* _Records supplied_
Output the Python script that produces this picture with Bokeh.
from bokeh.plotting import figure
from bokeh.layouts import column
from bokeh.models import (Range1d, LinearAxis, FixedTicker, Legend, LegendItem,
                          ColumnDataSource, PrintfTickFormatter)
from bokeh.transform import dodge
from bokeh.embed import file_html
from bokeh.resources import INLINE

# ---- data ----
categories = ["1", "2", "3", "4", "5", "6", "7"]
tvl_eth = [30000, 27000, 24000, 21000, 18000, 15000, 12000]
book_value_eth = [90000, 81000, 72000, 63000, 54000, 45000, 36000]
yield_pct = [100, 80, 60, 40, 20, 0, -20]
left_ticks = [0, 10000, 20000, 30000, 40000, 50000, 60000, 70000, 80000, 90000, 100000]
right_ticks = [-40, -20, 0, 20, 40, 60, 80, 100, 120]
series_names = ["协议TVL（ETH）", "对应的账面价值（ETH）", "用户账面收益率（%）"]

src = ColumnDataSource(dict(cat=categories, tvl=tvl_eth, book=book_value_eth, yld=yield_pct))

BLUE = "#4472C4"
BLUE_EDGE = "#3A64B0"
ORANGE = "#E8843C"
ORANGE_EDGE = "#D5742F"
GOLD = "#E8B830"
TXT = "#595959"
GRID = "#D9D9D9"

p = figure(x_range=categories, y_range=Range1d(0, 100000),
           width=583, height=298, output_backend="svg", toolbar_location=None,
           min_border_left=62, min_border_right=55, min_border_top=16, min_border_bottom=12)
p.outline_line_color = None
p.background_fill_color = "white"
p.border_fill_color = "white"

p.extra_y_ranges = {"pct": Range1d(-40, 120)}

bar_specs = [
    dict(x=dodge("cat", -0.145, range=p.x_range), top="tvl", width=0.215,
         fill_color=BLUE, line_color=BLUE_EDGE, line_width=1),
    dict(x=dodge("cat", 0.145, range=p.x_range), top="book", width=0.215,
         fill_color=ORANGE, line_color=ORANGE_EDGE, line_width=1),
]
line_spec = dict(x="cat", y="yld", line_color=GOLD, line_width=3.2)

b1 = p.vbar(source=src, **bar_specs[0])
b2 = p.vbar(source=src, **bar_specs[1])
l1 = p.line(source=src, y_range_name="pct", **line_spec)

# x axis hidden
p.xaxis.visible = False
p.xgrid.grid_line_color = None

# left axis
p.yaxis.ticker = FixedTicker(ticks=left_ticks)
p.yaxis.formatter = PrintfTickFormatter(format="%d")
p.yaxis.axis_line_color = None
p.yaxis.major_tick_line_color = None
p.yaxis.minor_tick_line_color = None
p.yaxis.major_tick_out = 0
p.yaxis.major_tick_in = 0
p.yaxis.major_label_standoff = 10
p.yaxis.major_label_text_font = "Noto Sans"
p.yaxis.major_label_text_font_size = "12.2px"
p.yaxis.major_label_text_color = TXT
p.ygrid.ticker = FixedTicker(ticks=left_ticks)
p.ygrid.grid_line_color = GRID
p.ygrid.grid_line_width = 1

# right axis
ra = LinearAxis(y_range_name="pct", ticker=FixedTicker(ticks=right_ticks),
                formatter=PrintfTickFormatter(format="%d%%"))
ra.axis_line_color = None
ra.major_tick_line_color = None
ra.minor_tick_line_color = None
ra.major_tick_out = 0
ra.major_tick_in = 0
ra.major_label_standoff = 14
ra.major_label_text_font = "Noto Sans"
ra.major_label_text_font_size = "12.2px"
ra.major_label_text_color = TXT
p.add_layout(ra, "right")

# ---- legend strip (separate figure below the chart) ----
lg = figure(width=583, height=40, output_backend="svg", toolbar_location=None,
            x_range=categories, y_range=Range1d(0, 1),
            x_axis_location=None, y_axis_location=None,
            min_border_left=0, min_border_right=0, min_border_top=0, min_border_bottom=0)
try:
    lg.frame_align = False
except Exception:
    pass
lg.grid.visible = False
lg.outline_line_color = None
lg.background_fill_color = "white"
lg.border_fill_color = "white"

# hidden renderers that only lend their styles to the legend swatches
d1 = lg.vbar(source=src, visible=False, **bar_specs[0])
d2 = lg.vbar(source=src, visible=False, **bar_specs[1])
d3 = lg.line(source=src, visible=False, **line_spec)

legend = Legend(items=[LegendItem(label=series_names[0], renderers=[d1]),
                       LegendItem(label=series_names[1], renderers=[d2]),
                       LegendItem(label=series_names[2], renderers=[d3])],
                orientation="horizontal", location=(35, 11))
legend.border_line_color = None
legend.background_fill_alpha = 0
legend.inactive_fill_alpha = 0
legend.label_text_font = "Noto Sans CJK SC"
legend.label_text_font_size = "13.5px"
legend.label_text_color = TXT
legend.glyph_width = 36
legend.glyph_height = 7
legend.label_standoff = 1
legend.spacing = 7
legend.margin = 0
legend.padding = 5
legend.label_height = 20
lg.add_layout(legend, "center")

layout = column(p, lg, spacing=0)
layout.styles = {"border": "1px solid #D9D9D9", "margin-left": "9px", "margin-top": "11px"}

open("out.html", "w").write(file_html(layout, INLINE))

---

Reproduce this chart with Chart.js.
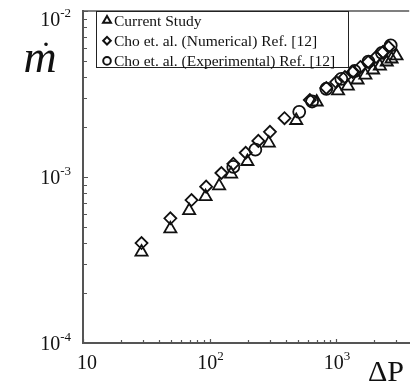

* _Aim_
Identify every line holding the word "this" and copy it out.

* _Answer for the task_
Output the Python script that produces this picture with Bokeh.
Reproduce this chart with Chart.js.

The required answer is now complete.